Photos By: Bink Designs
Best in the Desert had a cruel surprise for UTV racers at the Laughlin Desert Classic(LDC). The race has been run at night now for a couple of years, and if driving in the dark wasn’t brutal enough, this time, they would run the course in the opposite direction. It’s a well-known fact that cars tear up the dirt while they are racing. Hard braking causes stutter bumps to form, and the same is true about acceleration. The bumps tend to be smooth and rounded on one side, and sharp and square-edged on the other. When you run opposite to the usual direction, instead of hitting bumps, it’s like hitting curbs. The LDC is always a tough race due to the multiple laps run at a feverish pace, but running the other way turned it into a meat grinder.
Racers were met with a dilemma—run at your usual pace, and survive the attrition, or run fast enough to break the competition. Running in the dark just adds to the confusion. You can only see where your lights are shining. There is no sneaking a peek across the desert to gauge where your competition is. With a few exceptions, every UTV looks the same in the rearview mirror—blinding lights dancing up and down, sometimes while bearing down on you. Is it your arch-rival, or someone in a different class you should just let go? Lapped traffic, and dust were also major factors. Those who fought to the front earned every foot of track position along the way.

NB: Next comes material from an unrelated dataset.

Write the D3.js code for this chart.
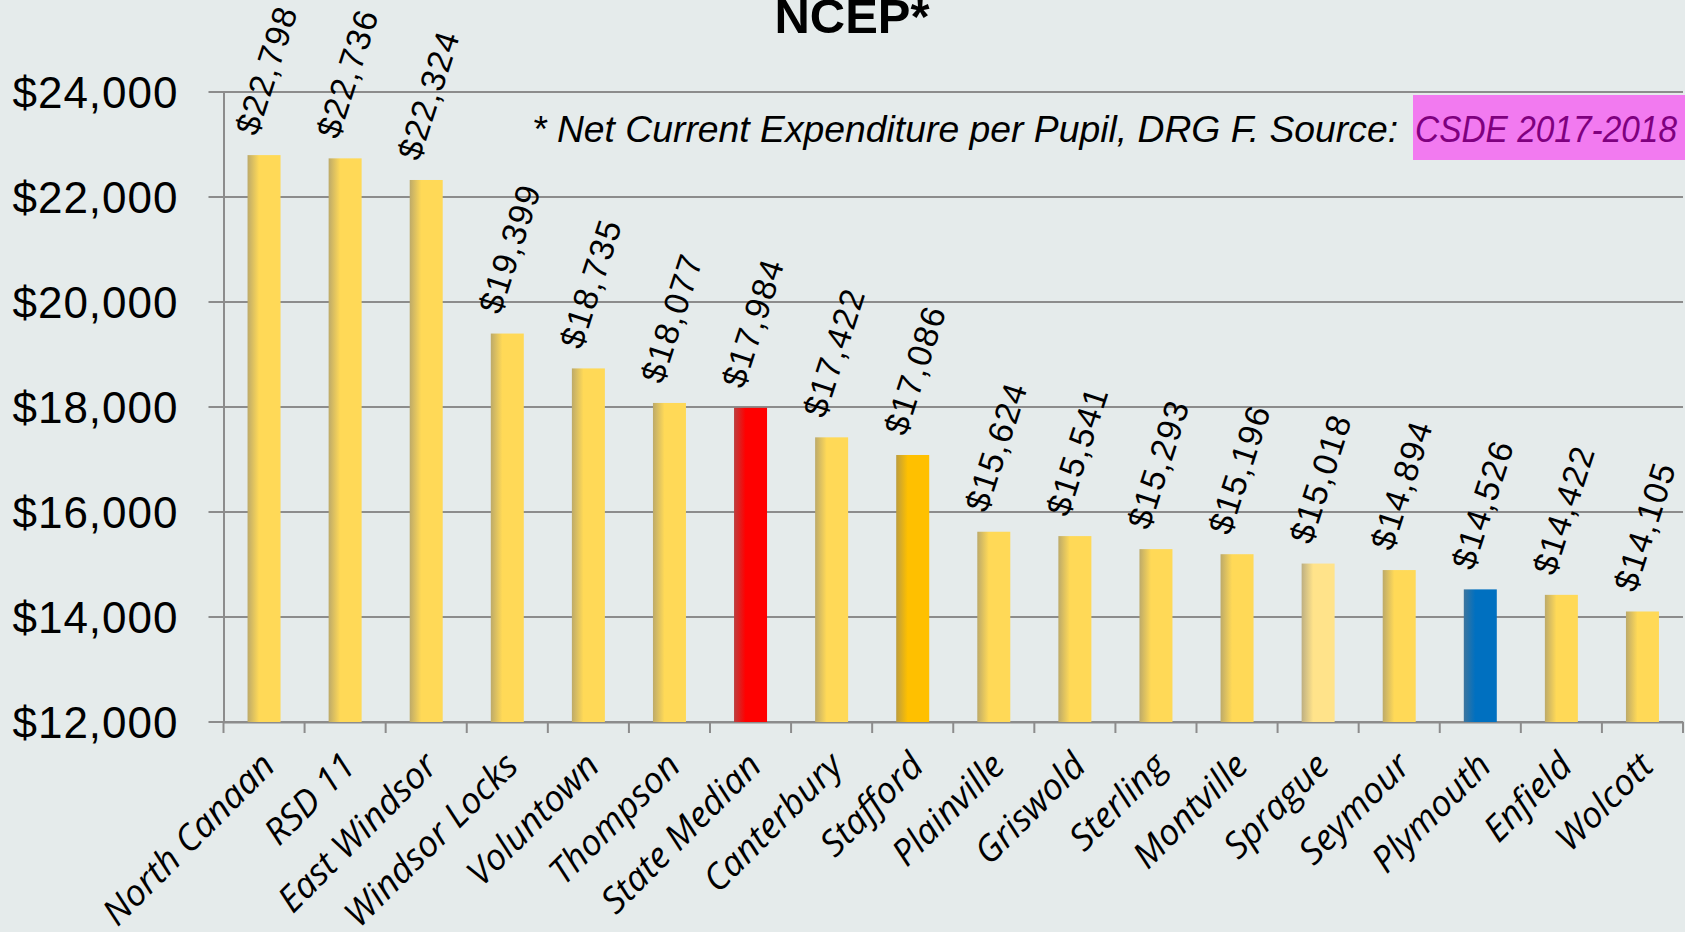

The production, sportsman/rally, and RS1 cars ran first, staging at 6:00 p.m. They would get the worst of the hard edges, but there was still plenty left for the turbo and unlimited cars that ran the second race at 10:00 p.m. Cars left the line 3 at a time. Many of those packs stayed glued to each other’s bumpers for several laps. It would seem that starting in the back was a death sentence, but several drivers had the pace and the skills to end up on the podium. In the Pro Production class, Eric Brisco started 3rd and finished 3rd. Seth Quintero started 7th and climbed up to 2nd place. Amazingly, Kolton Hustead started back in the 17th position and ran a blistering pace to capture the win. In the Unlimited class, Michael Isom started 1st and checked out. He won by about 15 minutes. Meanwhile, Gilberto Rodriguez took 2nd over the 3rd place racer Tadamitsu Niihori by less than a minute.
In the turbo class, the same pattern emerged. Phil Blurton started on the pole and ended up 2nd. Mitch Guthrie Jr. left the line 6th but refused to lose. He outpaced everyone for the win. He was chasing Blurton until the final lap. That last lap Guthrie Jr. caught and passed him, but Blurton passed him back. Mitch finally got around and held onto the lead for good, winning by 20 seconds. Ryan Piplic was in a new car with little test time. He started back in the 13th spot but found his way through what seemed like endless cars to get the final spot on the podium. He said it was the roughest Laughlin race he’d ever seen, and it seemed like he passed 100 cars. Whether they crushed the competition, hung on for dear life, or flew through the pack to take a podium, everyone had the scars to show for it after the race. The Laughlin Desert Classic was another showcase for the best racers in the world.